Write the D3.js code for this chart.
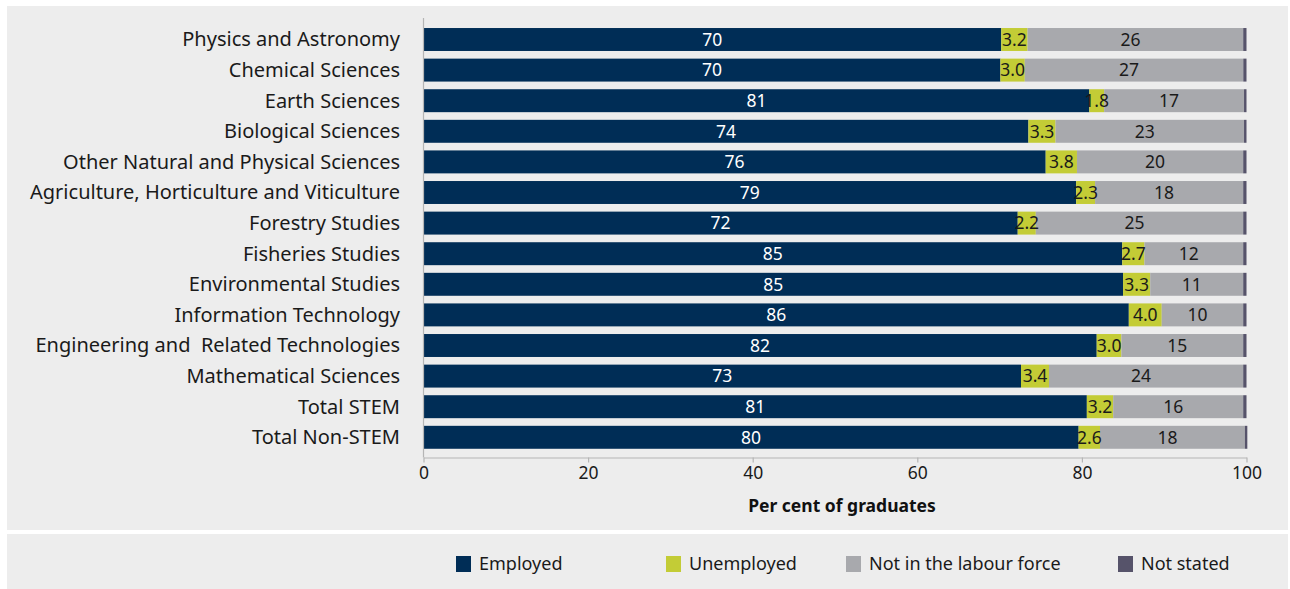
<!DOCTYPE html>
<html>
<head>
<meta charset="utf-8">
<script src="https://cdn.jsdelivr.net/npm/d3@7"></script>
<style>
  body { margin: 0; background: #fff; }
  text { font-family: "Noto Sans", "Open Sans", sans-serif; white-space: pre; }
</style>
</head>
<body>
<div id="chart"></div>
<script>
let width = 1290;
let height = 589;

// Fields of education, top to bottom
let fields = [
    "Physics and Astronomy",
    "Chemical Sciences",
    "Earth Sciences",
    "Biological Sciences",
    "Other Natural and Physical Sciences",
    "Agriculture, Horticulture and Viticulture",
    "Forestry Studies",
    "Fisheries Studies",
    "Environmental Studies",
    "Information Technology",
    "Engineering and  Related Technologies",
    "Mathematical Sciences",
    "Total STEM",
    "Total Non-STEM"
];

// Per cent of graduates in each labour force status
let employed   = [70.2, 70.1, 80.9, 73.5, 75.6, 79.3, 72.2, 84.9, 85.0, 85.7, 81.8, 72.6, 80.6, 79.6];
let unemployed = [3.2, 2.96, 1.8, 3.3, 3.8, 2.3, 2.2, 2.7, 3.3, 4.0, 3.0, 3.4, 3.2, 2.6];
let notInLF    = [26.2, 26.55, 17.0, 22.9, 20.2, 18.0, 25.2, 12.0, 11.3, 9.9, 14.8, 23.6, 15.8, 17.6];
let notStated  = [0.4, 0.39, 0.3, 0.3, 0.4, 0.4, 0.4, 0.4, 0.4, 0.4, 0.4, 0.4, 0.4, 0.3];

let xTicks = [0, 20, 40, 60, 80, 100];

let seriesNames = ["Employed", "Unemployed", "Not in the labour force", "Not stated"];
let seriesKeys = ["employed", "unemployed", "notInLF", "notStated"];

let colors = d3.scaleOrdinal()
    .domain(seriesKeys)
    .range(["#002d56", "#c3cc36", "#a8a9ad", "#56536a"]);

// label format + colour for each segment (none for not stated)
let labelFmt = {
    employed: d3.format(".0f"),
    unemployed: d3.format(".1f"),
    notInLF: d3.format(".0f")
};
let labelColor = { employed: "#ffffff", unemployed: "#1a1a1a", notInLF: "#1a1a1a" };

let data = fields.map((f, i) => ({
    field: f,
    employed: employed[i],
    unemployed: unemployed[i],
    notInLF: notInLF[i],
    notStated: notStated[i]
}));

let margin = ({top: 24, right: 44, bottom: 132, left: 423.5});

let svg = d3.select("#chart")
    .append("svg")
    .attr("width", width)
    .attr("height", height);

// Panels
svg.append("rect")
    .attr("x", 7).attr("y", 6)
    .attr("width", 1281).attr("height", 524)
    .attr("fill", "#ededed");

svg.append("rect")
    .attr("x", 7).attr("y", 534)
    .attr("width", 1281).attr("height", 55)
    .attr("fill", "#ededed");

let xScale = d3.scaleLinear()
    .domain([0, 100])
    .range([margin.left, 1246.5]);

let yScale = d3.scaleBand()
    .domain(fields)
    .range([24.2, 452.6])
    .paddingInner(0.25)
    .paddingOuter(0.125);

let stack = d3.stack().keys(seriesKeys);
let stacked = stack(data);

// Bars
let groups = svg.append("g")
    .selectAll("g")
    .data(stacked)
    .join("g")
    .attr("fill", d => colors(d.key));

groups.selectAll("rect")
    .data(d => d)
    .join("rect")
    .attr("x", d => xScale(d[0]))
    .attr("y", d => yScale(d.data.field))
    .attr("width", d => xScale(d[1]) - xScale(d[0]))
    .attr("height", yScale.bandwidth());

// Value labels
stacked.filter(s => s.key !== "notStated").forEach(s => {
    svg.append("g")
        .selectAll("text")
        .data(s)
        .join("text")
        .attr("x", d => (xScale(d[0]) + xScale(d[1])) / 2 - (s.key === "notInLF" ? 5 : 0))
        .attr("y", d => yScale(d.data.field) + yScale.bandwidth() / 2)
        .attr("dy", "0.36em")
        .attr("text-anchor", "middle")
        .attr("font-size", 17.5)
        .attr("fill", labelColor[s.key])
        .text(d => labelFmt[s.key](d.data[s.key]));
});

// Category labels
svg.append("g")
    .selectAll("text")
    .data(fields)
    .join("text")
    .attr("x", 400)
    .attr("y", d => yScale(d) + yScale.bandwidth() / 2)
    .attr("dy", "0.34em")
    .attr("text-anchor", "end")
    .attr("font-size", 20)
    .attr("fill", "#1a1a1a")
    .text(d => d);

// Y axis line
svg.append("line")
    .attr("x1", margin.left).attr("x2", margin.left)
    .attr("y1", 18).attr("y2", 457.5)
    .attr("stroke", "#b5b5b5")
    .attr("stroke-width", 1.2);

// X axis
let xAxis = d3.axisBottom(xScale)
    .tickValues(xTicks)
    .tickSize(5)
    .tickSizeOuter(0)
    .tickPadding(4);

let gx = svg.append("g")
    .attr("transform", "translate(0,457.5)")
    .call(xAxis);

gx.select(".domain").attr("stroke", "#b5b5b5").attr("stroke-width", 1.2);
gx.selectAll(".tick line").attr("stroke", "#b5b5b5").attr("stroke-width", 1.2);
gx.selectAll(".tick text")
    .attr("font-size", 17.5)
    .attr("font-family", "'Noto Sans', 'Open Sans', sans-serif")
    .attr("fill", "#1a1a1a");

svg.append("text")
    .attr("x", 842)
    .attr("y", 506)
    .attr("dy", "0.36em")
    .attr("text-anchor", "middle")
    .attr("font-size", 17.5)
    .attr("font-weight", "bold")
    .attr("fill", "#111")
    .text("Per cent of graduates");

// Legend
let legendX = [456, 666, 846, 1118];
let legend = svg.append("g")
    .selectAll("g")
    .data(seriesKeys)
    .join("g")
    .attr("transform", (d, i) => "translate(" + legendX[i] + ",556)");

legend.append("rect")
    .attr("width", 15)
    .attr("height", 16)
    .attr("fill", d => colors(d));

legend.append("text")
    .attr("x", 23)
    .attr("y", 8)
    .attr("dy", "0.36em")
    .attr("font-size", 18)
    .attr("fill", "#1a1a1a")
    .text((d, i) => seriesNames[i]);
</script>
</body>
</html>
__________
• **What is needed**: Retype the listing exactly. Pictures do not belong in the copy.

• **Solution below**:
Write the D3.js code for this chart.
<!DOCTYPE html>
<html>
<head>
<meta charset="utf-8">
<script src="https://cdn.jsdelivr.net/npm/d3@7"></script>
<style>
  body { margin: 0; background: #fff; }
  text { font-family: "Noto Sans", "Open Sans", sans-serif; white-space: pre; }
</style>
</head>
<body>
<div id="chart"></div>
<script>
let width = 1290;
let height = 589;

// Fields of education, top to bottom
let fields = [
    "Physics and Astronomy",
    "Chemical Sciences",
    "Earth Sciences",
    "Biological Sciences",
    "Other Natural and Physical Sciences",
    "Agriculture, Horticulture and Viticulture",
    "Forestry Studies",
    "Fisheries Studies",
    "Environmental Studies",
    "Information Technology",
    "Engineering and  Related Technologies",
    "Mathematical Sciences",
    "Total STEM",
    "Total Non-STEM"
];

// Per cent of graduates in each labour force status
let employed   = [70.2, 70.1, 80.9, 73.5, 75.6, 79.3, 72.2, 84.9, 85.0, 85.7, 81.8, 72.6, 80.6, 79.6];
let unemployed = [3.2, 2.96, 1.8, 3.3, 3.8, 2.3, 2.2, 2.7, 3.3, 4.0, 3.0, 3.4, 3.2, 2.6];
let notInLF    = [26.2, 26.55, 17.0, 22.9, 20.2, 18.0, 25.2, 12.0, 11.3, 9.9, 14.8, 23.6, 15.8, 17.6];
let notStated  = [0.4, 0.39, 0.3, 0.3, 0.4, 0.4, 0.4, 0.4, 0.4, 0.4, 0.4, 0.4, 0.4, 0.3];

let xTicks = [0, 20, 40, 60, 80, 100];

let seriesNames = ["Employed", "Unemployed", "Not in the labour force", "Not stated"];
let seriesKeys = ["employed", "unemployed", "notInLF", "notStated"];

let colors = d3.scaleOrdinal()
    .domain(seriesKeys)
    .range(["#002d56", "#c3cc36", "#a8a9ad", "#56536a"]);

// label format + colour for each segment (none for not stated)
let labelFmt = {
    employed: d3.format(".0f"),
    unemployed: d3.format(".1f"),
    notInLF: d3.format(".0f")
};
let labelColor = { employed: "#ffffff", unemployed: "#1a1a1a", notInLF: "#1a1a1a" };

let data = fields.map((f, i) => ({
    field: f,
    employed: employed[i],
    unemployed: unemployed[i],
    notInLF: notInLF[i],
    notStated: notStated[i]
}));

let margin = ({top: 24, right: 44, bottom: 132, left: 423.5});

let svg = d3.select("#chart")
    .append("svg")
    .attr("width", width)
    .attr("height", height);

// Panels
svg.append("rect")
    .attr("x", 7).attr("y", 6)
    .attr("width", 1281).attr("height", 524)
    .attr("fill", "#ededed");

svg.append("rect")
    .attr("x", 7).attr("y", 534)
    .attr("width", 1281).attr("height", 55)
    .attr("fill", "#ededed");

let xScale = d3.scaleLinear()
    .domain([0, 100])
    .range([margin.left, 1246.5]);

let yScale = d3.scaleBand()
    .domain(fields)
    .range([24.2, 452.6])
    .paddingInner(0.25)
    .paddingOuter(0.125);

let stack = d3.stack().keys(seriesKeys);
let stacked = stack(data);

// Bars
let groups = svg.append("g")
    .selectAll("g")
    .data(stacked)
    .join("g")
    .attr("fill", d => colors(d.key));

groups.selectAll("rect")
    .data(d => d)
    .join("rect")
    .attr("x", d => xScale(d[0]))
    .attr("y", d => yScale(d.data.field))
    .attr("width", d => xScale(d[1]) - xScale(d[0]))
    .attr("height", yScale.bandwidth());

// Value labels
stacked.filter(s => s.key !== "notStated").forEach(s => {
    svg.append("g")
        .selectAll("text")
        .data(s)
        .join("text")
        .attr("x", d => (xScale(d[0]) + xScale(d[1])) / 2 - (s.key === "notInLF" ? 5 : 0))
        .attr("y", d => yScale(d.data.field) + yScale.bandwidth() / 2)
        .attr("dy", "0.36em")
        .attr("text-anchor", "middle")
        .attr("font-size", 17.5)
        .attr("fill", labelColor[s.key])
        .text(d => labelFmt[s.key](d.data[s.key]));
});

// Category labels
svg.append("g")
    .selectAll("text")
    .data(fields)
    .join("text")
    .attr("x", 400)
    .attr("y", d => yScale(d) + yScale.bandwidth() / 2)
    .attr("dy", "0.34em")
    .attr("text-anchor", "end")
    .attr("font-size", 20)
    .attr("fill", "#1a1a1a")
    .text(d => d);

// Y axis line
svg.append("line")
    .attr("x1", margin.left).attr("x2", margin.left)
    .attr("y1", 18).attr("y2", 457.5)
    .attr("stroke", "#b5b5b5")
    .attr("stroke-width", 1.2);

// X axis
let xAxis = d3.axisBottom(xScale)
    .tickValues(xTicks)
    .tickSize(5)
    .tickSizeOuter(0)
    .tickPadding(4);

let gx = svg.append("g")
    .attr("transform", "translate(0,457.5)")
    .call(xAxis);

gx.select(".domain").attr("stroke", "#b5b5b5").attr("stroke-width", 1.2);
gx.selectAll(".tick line").attr("stroke", "#b5b5b5").attr("stroke-width", 1.2);
gx.selectAll(".tick text")
    .attr("font-size", 17.5)
    .attr("font-family", "'Noto Sans', 'Open Sans', sans-serif")
    .attr("fill", "#1a1a1a");

svg.append("text")
    .attr("x", 842)
    .attr("y", 506)
    .attr("dy", "0.36em")
    .attr("text-anchor", "middle")
    .attr("font-size", 17.5)
    .attr("font-weight", "bold")
    .attr("fill", "#111")
    .text("Per cent of graduates");

// Legend
let legendX = [456, 666, 846, 1118];
let legend = svg.append("g")
    .selectAll("g")
    .data(seriesKeys)
    .join("g")
    .attr("transform", (d, i) => "translate(" + legendX[i] + ",556)");

legend.append("rect")
    .attr("width", 15)
    .attr("height", 16)
    .attr("fill", d => colors(d));

legend.append("text")
    .attr("x", 23)
    .attr("y", 8)
    .attr("dy", "0.36em")
    .attr("font-size", 18)
    .attr("fill", "#1a1a1a")
    .text((d, i) => seriesNames[i]);
</script>
</body>
</html>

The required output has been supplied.